Texas Man Arrested for Attempting to Provide Material Support to a Designated Foreign Terrorist Organization
A former Sugar Land, Texas, resident has been arrested and detained for attempting to provide material support to the Islamic State of Iraq and al-Sham (ISIS), announced Assistant Attorney General for National Security John C. Demers, U.S. Attorney Ryan K. Patrick and Special Agent in Charge Perrye K. Turner of the FBI’s Houston Field Office.
A federal grand jury returned a sealed indictment against Warren Christopher Clark, 34, on Jan. 23, 2019. It was unsealed today following his initial appearance in federal court before U.S. Magistrate Judge Peter Bray in Houston.
Clark was captured in Syria by the Syrian Democratic Forces, transferred to U.S. law enforcement custody this week and arrived yesterday in the Southern District of Texas.

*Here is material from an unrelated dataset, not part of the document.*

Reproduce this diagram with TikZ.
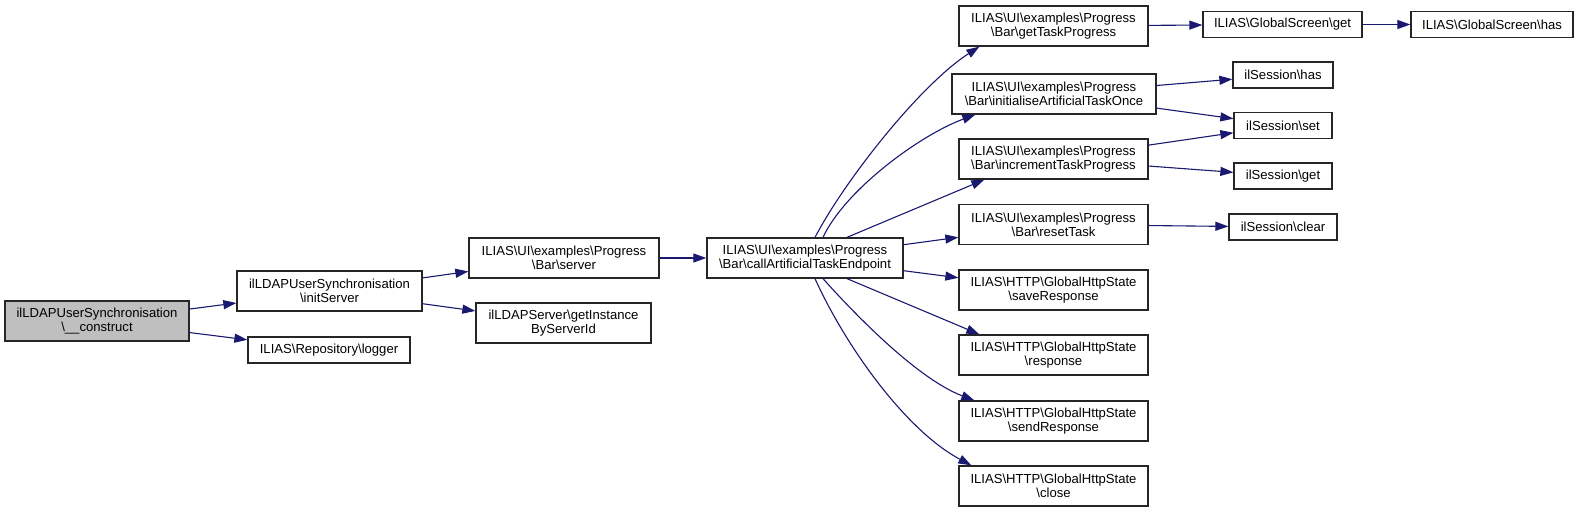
\documentclass[tikz,border=0pt]{standalone}
\usepackage{fontspec}
\setmainfont{Liberation Sans}
\usetikzlibrary{arrows.meta}
\definecolor{edgeblue}{HTML}{191970}
\newcommand{\nsep}{\textbackslash}
\begin{document}
\begin{tikzpicture}[x=1pt,y=-1pt]
  \tikzset{fn/.style={draw=black!85, line width=1.3pt, fill=white, align=center, inner sep=0pt,
      minimum height=40pt, font=\fontsize{13.1}{14}\selectfont},
    fnone/.style={fn, minimum height=26pt},
    calls/.style={draw=edgeblue, line width=1.1pt, -{Triangle[length=13pt,width=9pt]}}}
  \path[use as bounding box] (0,0) rectangle (1579,512);

  \node[fn, fill=black!25, minimum width=184pt] (construct) at (97,321) {ilLDAPUserSynchronisation\\\nsep\_\_construct};
  \node[fn, minimum width=185pt] (initsrv) at (329.5,291) {ilLDAPUserSynchronisation\\\nsep initServer};
  \node[fnone, minimum width=162pt] (logger) at (329,350) {ILIAS\nsep Repository\nsep logger};
  \node[fn, minimum width=190pt] (server) at (564,258) {ILIAS\nsep UI\nsep examples\nsep Progress\\\nsep Bar\nsep server};
  \node[fn, minimum width=175pt] (getinst) at (563.5,323) {ilLDAPServer\nsep getInstance\\ByServerId};
  \node[fn, minimum width=196pt] (callep) at (805,258) {ILIAS\nsep UI\nsep examples\nsep Progress\\\nsep Bar\nsep callArtificialTaskEndpoint};

  \node[fn, minimum width=189pt] (gettask) at (1053.5,26) {ILIAS\nsep UI\nsep examples\nsep Progress\\\nsep Bar\nsep getTaskProgress};
  \node[fn, minimum width=204pt] (initonce) at (1054,94) {ILIAS\nsep UI\nsep examples\nsep Progress\\\nsep Bar\nsep initialiseArtificialTaskOnce};
  \node[fn, minimum width=189pt] (incr) at (1053.5,159) {ILIAS\nsep UI\nsep examples\nsep Progress\\\nsep Bar\nsep incrementTaskProgress};
  \node[fn, minimum width=189pt] (reset) at (1053.5,224.5) {ILIAS\nsep UI\nsep examples\nsep Progress\\\nsep Bar\nsep resetTask};
  \node[fn, minimum width=189pt] (saveresp) at (1053.5,290) {ILIAS\nsep HTTP\nsep GlobalHttpState\\\nsep saveResponse};
  \node[fn, minimum width=189pt] (resp) at (1053.5,355) {ILIAS\nsep HTTP\nsep GlobalHttpState\\\nsep response};
  \node[fn, minimum width=189pt] (sendresp) at (1053.5,421) {ILIAS\nsep HTTP\nsep GlobalHttpState\\\nsep sendResponse};
  \node[fn, minimum width=189pt] (close) at (1053.5,486) {ILIAS\nsep HTTP\nsep GlobalHttpState\\\nsep close};

  \node[fnone, minimum width=159pt] (gsget) at (1282.5,24.5) {ILIAS\nsep GlobalScreen\nsep get};
  \node[fnone, minimum width=162pt] (gshas) at (1492,24.5) {ILIAS\nsep GlobalScreen\nsep has};
  \node[fnone, minimum width=100pt] (sesshas) at (1283,75) {ilSession\nsep has};
  \node[fnone, minimum width=98pt] (sessset) at (1283,125.5) {ilSession\nsep set};
  \node[fnone, minimum width=98pt] (sessget) at (1283,176) {ilSession\nsep get};
  \node[fnone, minimum width=108pt] (sessclear) at (1283,227) {ilSession\nsep clear};

  \draw[calls] (construct) -- (initsrv);
  \draw[calls] (construct) -- (logger);
  \draw[calls] (initsrv) -- (server);
  \draw[calls] (initsrv) -- (getinst);
  \draw[calls] (server) -- (callep);

  \draw[calls] ([xshift=10pt]callep.north) .. controls (845,180) and (920,85) .. ([xshift=21pt]gettask.south west);
  \draw[calls] ([xshift=18pt]callep.north) .. controls (845,190) and (920,135) .. ([xshift=24pt]initonce.south west);
  \draw[calls] ([xshift=42pt]callep.north) -- ([xshift=26pt]incr.south west);
  \draw[calls] (callep) -- (reset);
  \draw[calls] (callep) -- (saveresp);
  \draw[calls] ([xshift=42pt]callep.south) -- ([xshift=21pt]resp.north west);
  \draw[calls] ([xshift=18pt]callep.south) .. controls (860,320) and (920,380) .. ([xshift=16pt]sendresp.north west);
  \draw[calls] ([xshift=10pt]callep.south) .. controls (845,345) and (905,430) .. ([xshift=13pt]close.north west);

  \draw[calls] (gettask) -- (gsget);
  \draw[calls] (gsget) -- (gshas);
  \draw[calls] (initonce) -- (sesshas);
  \draw[calls] (initonce) -- (sessset);
  \draw[calls] (incr) -- (sessset);
  \draw[calls] (incr) -- (sessget);
  \draw[calls] (reset) -- (sessclear);
\end{tikzpicture}
\end{document}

"The arm of American Justice has a lengthy reach,” said Patrick. “The number one priority of the Southern District of Texas, along with the FBI and our other national security partners, is to keep America safe. The protection of life is the most sacred job law enforcement has."
Clark is charged with attempting to provide himself as material support to ISIS, which the Secretary of State designated as a foreign terrorist organization pursuant to Section 219 of the Immigration and Nationality Act.
“The FBI continues to aggressively pursue individuals who attempt to join the ranks of ISIS’s foreign fighters or try to provide support for other terrorist organizations. This fight against terrorism is not one we can combat alone,” said Turner. “The FBI relies on our domestic counterparts and foreign law enforcement agencies, as well as the public. Anyone who has information about individuals who have traveled or are planning to travel overseas to support terrorist groups should report it immediately to their local FBI office.”
The charged material support violation carries a possible penalty of up to 20 years in federal prison and a maximum $250,000 fine, upon conviction.
The FBI Joint Terrorism Task Force and police departments in Houston and Sugar Land conducted the investigation. Assistant U.S. Attorneys Stephen Mark McIntyre and Craig M. Feazel and Trial Attorney Michael J. Dittoe of the Justice Department’s Counterterrorism Section are prosecuting the case.
An indictment is a formal accusation of criminal conduct, not evidence. A defendant is presumed innocent unless convicted through due process of law.